PL B_AA__2/ERASMUS: Term paper (10-12 pages) (see Studienordnung, p. 1349)
PL SELAEn6, B_Pä__4: Final exam (Klausur).
Set texts
A reader with seminal material will be provided at the beginning of the semester.
Tutorial
The seminar will be accompanied by a weekly tutorial. Time and venue will be announced at the first meeting.
Registration
Please register via e-mail (eike.kronshage@phil.tu-chemnitz.de) with your name, semester, student ID and status (e.g. ERASMUS) by 1 April 2021.
Dr. Mandy Beck
Content
“Genre” is a collective term for a sort of texts that have specific characteristics in common with regard to form, content, style, or even function. Apart from the major genres of poetry, narrative texts and drama, there are numerous subgenres (e.g. sonnets, short stories, comedies, etc.) or in-between genres (e.g. epic, dramatic monologue, novel in verse, dialogue novel, closet drama, etc.), but also other variations that escape clear-cut categories, because they challenge or reflect on generic conventions. The ambiguities of certain literary texts, especially from the twentieth century, are furthermore indicated by categories such as “metatheatre” (Lionel Abel) and “metafiction” (Linda Hutcheon), or self-reflexive literature in form of the “anti-novel”, the “anti-play” and experimental poetry. Therefore, this seminar deals with literary genres beyond the conventional classifications, in order to discuss the wide scope of literature's reinvention in the twentieth century.
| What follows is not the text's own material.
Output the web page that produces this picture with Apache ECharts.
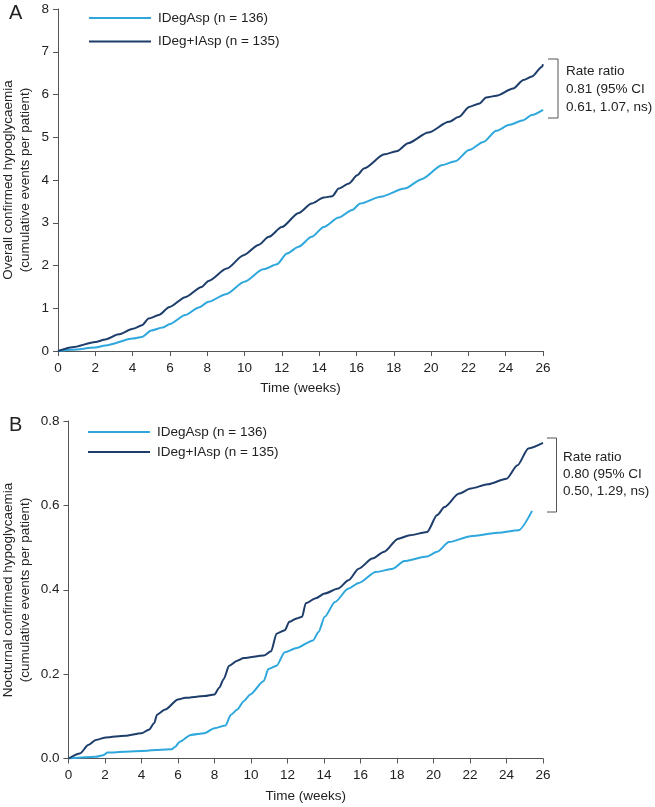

In addition to a survey of the main genres and their core features, we will focus on texts that deviate from them, as Samuel Beckett's shorter plays Act Without Words I & II, What Where, Angela Carter's novel The Infernal Desire Machines of Doctor Hoffman, or poetry by Edwin Morgan, Stevie Smith and others. These readings will be enhanced by relevant theoretical texts on different genres, narratology, postmodern writings, experimentalism, gender and more.
Objectives
This seminar seeks to re-evaluate the reliability of generic features of literary texts for a categorisation and analysis, thereby making students aware of the texts' playful engagement with common expectations towards genres. On top of that, various issues will be explored on the basis of theoretical/critical material, such as self-reflexiveness, experimental and subversive strategies.
Prerequisites
In order to participate, students of English and American Studies need to have completed the
modules 2.3 and 2.4 English Literatures successfully.
Requirements for Credit
Close readings of primary, theoretical as well as secondary texts, discussions and oral presentations. For the PVL, each student can either do an oral presentation (approx. 20 minutes) or complete a written task (1500-2000 words).
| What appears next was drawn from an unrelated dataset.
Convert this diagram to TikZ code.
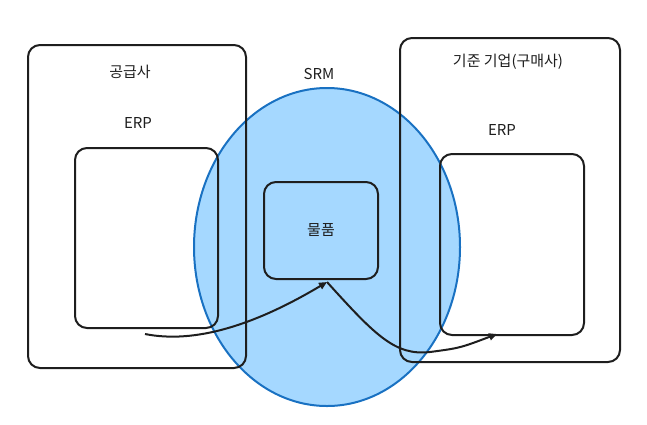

The module 5.2 will be completed with an oral exam of 30 minutes (one topic from this seminar and one topic from the research colloquium).
Set Texts
Please obtain the following book and use the ISBN number to make sure it is the
correct edition:
Carter, Angela (2011 [1972]): The Infernal Desire Machines of Doctor Hoffman. London: Penguin. ISBN: 978-0141192390
In addition, a reader with texts for readings in class will be available at
Copyshop Dietze (Reichenhainer Str. 55).
Registration:
Please register via e-mail (mandy.beck@phil.tu-chemnitz.de) with your name, study programme and semester by 1 April 2021.
Content
Romantic writing in the period of 1780-1835 is widely understood as a violent reaction against eighteenth-century Enlightenment, political revolutions in France and America, consumerism and the Industrial Revolution. Up until the rise of feminist criticism in the late twentieth century, the critical consensus mentioned primarily six male poets (Blake, Wordsworth, Coleridge, Shelley, Keats and Byron) who formed this literary and artistic movement called ‘Romanticism’. In contrast to this, the seminar offers an overview of Romantic women poets who have influenced this period with an aesthetic of ‘Romanticism’ that differs from their male peers. The fact that their writing was extremely popular and important, also for latter generations of women writers, accounts for the diversity of poems and poetic styles. Therefore, several women poets (including their work and personal living conditions) over the course of over 50 years will be discussed in the seminar. Among them are Anna Seward, Charlotte Smith, L.E.L., Charlotte and Emily Brontë, Elizabeth Barrett Browning and others.
Objectives
This course will discuss central concepts that are essential for an understanding of Romanticism, such as sensibility and the Gothic in the context of women writers. The stress on emotion and poetic manifestations of emotional responses to, for example, the natural world (i.e. sensibility) must not necessarily be understood as a female gendered property, but plays an important role among women poets of this period for various reasons. In addition, the seminar will make students aware of different poetic forms that women writers have adopted and reconstituted for their own purposes, such as the sonnet, elegy, song and ode.
Prerequisites
In order to participate, students of Anglistik/Amerikanistik need to have completed the lecture course “Introduction to the Study of Literatures in English” successfully (does not apply to visiting students).
Requirements for Credit
Close readings of primary, theoretical as well as secondary texts, discussions and oral presentations. For the PVL, each student can either do an oral presentation (approx. 20 minutes) or complete a written task (1500-2000 words), and write a substantial seminar paper (10-12 pages) for the PL.
Set Texts
A reader with texts will be available at the Copyshop Dietze (Reichenhainer Str. 55).